## SUPPLIED RECORDS

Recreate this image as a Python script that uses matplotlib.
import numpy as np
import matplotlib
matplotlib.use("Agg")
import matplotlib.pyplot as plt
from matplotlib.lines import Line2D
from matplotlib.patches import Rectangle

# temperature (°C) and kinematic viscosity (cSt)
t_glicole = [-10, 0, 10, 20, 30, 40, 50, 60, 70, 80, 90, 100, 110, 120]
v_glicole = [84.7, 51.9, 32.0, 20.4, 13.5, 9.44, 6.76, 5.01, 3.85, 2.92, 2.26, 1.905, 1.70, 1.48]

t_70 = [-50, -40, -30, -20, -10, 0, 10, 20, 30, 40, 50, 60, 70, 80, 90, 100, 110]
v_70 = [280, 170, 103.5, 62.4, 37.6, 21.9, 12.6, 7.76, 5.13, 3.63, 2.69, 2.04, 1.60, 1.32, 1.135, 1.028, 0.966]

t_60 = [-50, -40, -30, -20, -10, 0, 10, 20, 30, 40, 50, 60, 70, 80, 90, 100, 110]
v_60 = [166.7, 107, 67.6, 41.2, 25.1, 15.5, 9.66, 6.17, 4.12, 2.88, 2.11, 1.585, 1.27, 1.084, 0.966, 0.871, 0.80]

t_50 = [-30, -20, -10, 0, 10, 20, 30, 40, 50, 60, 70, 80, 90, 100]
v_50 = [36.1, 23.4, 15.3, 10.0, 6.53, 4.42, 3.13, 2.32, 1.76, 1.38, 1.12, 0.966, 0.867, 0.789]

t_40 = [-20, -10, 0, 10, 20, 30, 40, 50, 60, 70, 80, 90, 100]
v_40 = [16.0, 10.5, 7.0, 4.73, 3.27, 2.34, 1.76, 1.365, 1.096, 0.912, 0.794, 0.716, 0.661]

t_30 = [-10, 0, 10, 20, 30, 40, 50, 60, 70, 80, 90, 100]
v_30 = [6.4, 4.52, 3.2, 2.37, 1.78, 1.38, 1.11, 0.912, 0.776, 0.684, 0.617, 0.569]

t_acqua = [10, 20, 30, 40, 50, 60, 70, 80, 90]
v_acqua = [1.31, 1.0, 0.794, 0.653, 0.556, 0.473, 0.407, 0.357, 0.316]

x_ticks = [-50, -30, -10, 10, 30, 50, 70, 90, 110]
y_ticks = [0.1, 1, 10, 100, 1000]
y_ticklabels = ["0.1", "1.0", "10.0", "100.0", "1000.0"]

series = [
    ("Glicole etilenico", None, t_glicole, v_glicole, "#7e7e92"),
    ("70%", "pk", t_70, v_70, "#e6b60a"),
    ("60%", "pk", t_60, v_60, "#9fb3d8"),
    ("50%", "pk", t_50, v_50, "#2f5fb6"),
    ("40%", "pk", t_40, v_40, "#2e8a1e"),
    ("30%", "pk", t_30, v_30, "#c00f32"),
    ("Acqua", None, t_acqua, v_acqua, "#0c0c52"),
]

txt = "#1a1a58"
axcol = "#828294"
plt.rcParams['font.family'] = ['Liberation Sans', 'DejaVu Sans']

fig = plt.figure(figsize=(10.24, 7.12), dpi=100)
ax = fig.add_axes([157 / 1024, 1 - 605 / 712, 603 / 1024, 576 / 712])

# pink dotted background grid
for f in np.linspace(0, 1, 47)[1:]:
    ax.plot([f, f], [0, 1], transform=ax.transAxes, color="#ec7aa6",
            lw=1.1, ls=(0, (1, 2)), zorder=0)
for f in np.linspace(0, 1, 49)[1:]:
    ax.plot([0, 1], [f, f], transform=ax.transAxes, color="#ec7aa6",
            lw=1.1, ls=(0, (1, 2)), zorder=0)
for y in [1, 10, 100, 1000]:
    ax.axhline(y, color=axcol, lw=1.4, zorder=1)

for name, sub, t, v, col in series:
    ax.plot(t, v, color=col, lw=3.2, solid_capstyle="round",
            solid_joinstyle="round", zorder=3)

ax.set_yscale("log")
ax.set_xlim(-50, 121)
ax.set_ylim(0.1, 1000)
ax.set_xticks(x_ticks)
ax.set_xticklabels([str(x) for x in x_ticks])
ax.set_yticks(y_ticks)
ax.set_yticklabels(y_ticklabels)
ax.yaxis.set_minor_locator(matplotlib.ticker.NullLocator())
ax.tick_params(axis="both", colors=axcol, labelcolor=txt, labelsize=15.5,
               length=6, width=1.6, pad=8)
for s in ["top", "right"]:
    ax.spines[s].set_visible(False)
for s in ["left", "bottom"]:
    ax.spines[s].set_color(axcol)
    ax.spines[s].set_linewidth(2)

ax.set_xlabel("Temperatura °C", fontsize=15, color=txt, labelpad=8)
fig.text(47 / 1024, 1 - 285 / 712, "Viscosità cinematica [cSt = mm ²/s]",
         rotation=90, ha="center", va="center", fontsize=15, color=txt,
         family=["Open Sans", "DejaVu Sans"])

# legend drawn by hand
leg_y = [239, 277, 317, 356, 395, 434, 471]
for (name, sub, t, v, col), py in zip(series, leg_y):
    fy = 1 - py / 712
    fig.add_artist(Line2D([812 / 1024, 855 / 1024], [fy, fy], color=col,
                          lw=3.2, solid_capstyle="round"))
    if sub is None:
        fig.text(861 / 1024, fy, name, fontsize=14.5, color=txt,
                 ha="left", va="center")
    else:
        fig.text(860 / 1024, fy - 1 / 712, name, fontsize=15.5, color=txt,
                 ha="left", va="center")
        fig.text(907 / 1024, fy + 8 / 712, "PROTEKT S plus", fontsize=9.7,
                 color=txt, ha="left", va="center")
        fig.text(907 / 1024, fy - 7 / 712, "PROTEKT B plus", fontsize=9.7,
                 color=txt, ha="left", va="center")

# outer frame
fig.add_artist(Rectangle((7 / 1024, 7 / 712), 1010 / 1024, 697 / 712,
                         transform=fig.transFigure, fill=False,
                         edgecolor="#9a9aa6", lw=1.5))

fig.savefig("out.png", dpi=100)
==
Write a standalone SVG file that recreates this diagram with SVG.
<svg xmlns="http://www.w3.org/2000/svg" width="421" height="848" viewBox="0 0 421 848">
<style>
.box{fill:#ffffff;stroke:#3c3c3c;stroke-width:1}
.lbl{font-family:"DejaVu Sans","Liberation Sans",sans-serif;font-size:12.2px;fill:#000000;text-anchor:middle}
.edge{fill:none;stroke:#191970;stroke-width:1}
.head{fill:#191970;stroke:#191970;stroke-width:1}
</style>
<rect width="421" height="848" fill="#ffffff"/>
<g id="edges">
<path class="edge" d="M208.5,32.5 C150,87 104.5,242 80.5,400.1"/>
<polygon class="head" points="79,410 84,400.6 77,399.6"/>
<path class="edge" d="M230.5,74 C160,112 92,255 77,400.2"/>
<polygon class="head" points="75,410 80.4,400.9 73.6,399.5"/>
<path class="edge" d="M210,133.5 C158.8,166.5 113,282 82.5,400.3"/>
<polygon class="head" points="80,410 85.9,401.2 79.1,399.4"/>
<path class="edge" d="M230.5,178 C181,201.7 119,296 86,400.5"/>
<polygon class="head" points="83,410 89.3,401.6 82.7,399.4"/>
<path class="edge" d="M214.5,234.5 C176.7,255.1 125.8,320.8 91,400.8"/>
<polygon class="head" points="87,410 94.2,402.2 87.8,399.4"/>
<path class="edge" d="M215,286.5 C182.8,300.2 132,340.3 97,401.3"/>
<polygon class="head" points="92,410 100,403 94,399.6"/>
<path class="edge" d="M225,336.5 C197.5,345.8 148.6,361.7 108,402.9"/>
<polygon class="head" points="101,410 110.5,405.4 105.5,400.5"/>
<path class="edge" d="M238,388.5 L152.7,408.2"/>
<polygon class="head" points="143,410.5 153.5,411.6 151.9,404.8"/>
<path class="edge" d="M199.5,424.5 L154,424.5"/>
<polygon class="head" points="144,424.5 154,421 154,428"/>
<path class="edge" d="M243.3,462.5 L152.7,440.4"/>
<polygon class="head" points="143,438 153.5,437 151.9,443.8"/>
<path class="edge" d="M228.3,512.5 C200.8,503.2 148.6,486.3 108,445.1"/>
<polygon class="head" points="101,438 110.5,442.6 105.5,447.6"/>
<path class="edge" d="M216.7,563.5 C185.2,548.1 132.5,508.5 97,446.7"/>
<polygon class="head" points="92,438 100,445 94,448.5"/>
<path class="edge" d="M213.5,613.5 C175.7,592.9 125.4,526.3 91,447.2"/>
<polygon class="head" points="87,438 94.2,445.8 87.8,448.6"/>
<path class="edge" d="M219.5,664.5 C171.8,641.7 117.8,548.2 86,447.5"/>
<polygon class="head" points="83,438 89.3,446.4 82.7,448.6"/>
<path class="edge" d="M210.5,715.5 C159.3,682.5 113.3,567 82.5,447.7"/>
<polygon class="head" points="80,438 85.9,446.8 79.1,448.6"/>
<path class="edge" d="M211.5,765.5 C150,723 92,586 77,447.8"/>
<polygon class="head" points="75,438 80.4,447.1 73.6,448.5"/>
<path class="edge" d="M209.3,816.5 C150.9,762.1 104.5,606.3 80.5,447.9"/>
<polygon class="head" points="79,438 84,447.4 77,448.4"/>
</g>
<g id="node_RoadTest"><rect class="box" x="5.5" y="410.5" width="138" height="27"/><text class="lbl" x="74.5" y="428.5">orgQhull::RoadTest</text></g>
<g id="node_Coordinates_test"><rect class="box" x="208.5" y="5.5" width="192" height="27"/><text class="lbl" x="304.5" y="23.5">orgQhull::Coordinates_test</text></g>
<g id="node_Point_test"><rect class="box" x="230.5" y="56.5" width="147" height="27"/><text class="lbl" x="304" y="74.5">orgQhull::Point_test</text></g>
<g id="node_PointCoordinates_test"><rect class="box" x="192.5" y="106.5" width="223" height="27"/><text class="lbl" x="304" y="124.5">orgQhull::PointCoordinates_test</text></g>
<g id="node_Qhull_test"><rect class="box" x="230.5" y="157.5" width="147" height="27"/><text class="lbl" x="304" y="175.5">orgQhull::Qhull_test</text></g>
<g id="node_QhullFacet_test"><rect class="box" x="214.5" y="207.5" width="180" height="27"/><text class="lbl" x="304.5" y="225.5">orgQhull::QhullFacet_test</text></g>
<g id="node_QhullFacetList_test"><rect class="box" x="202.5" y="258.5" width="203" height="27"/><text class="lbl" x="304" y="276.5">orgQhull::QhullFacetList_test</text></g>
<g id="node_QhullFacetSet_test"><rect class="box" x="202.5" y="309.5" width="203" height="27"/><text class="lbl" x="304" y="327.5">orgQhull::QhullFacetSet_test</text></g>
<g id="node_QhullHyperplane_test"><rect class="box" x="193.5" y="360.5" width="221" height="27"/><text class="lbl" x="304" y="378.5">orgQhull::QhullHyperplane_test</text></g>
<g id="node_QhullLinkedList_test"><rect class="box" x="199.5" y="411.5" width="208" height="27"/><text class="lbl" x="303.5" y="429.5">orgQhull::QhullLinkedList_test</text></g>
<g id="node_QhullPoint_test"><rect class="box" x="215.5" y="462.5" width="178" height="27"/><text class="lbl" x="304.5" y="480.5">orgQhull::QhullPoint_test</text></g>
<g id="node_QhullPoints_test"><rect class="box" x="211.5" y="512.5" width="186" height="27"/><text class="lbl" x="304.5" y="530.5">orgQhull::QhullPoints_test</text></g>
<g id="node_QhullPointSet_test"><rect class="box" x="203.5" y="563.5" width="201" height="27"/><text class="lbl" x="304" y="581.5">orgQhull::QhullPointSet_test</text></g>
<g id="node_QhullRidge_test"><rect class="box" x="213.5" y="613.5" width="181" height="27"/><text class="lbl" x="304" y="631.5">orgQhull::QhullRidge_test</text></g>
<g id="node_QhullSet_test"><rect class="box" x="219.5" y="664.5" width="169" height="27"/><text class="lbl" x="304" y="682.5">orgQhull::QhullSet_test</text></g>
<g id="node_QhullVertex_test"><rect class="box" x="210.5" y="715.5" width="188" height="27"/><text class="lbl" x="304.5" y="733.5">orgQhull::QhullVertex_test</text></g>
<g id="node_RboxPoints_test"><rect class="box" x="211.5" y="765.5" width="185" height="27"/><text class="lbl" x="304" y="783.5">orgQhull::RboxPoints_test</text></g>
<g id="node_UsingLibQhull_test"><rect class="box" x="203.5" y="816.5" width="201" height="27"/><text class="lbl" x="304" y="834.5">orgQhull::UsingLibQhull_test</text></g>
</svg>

## GIVEN REQUEST
Using the entries shown above, reproduce verbatim the lines from the line bearing "Recreate this image" to the line bearing "from matplotlib.patches import Rectangle", inclusive.

## RESPONSE TO THE TASK
Recreate this image as a Python script that uses matplotlib.
import numpy as np
import matplotlib
matplotlib.use("Agg")
import matplotlib.pyplot as plt
from matplotlib.lines import Line2D
from matplotlib.patches import Rectangle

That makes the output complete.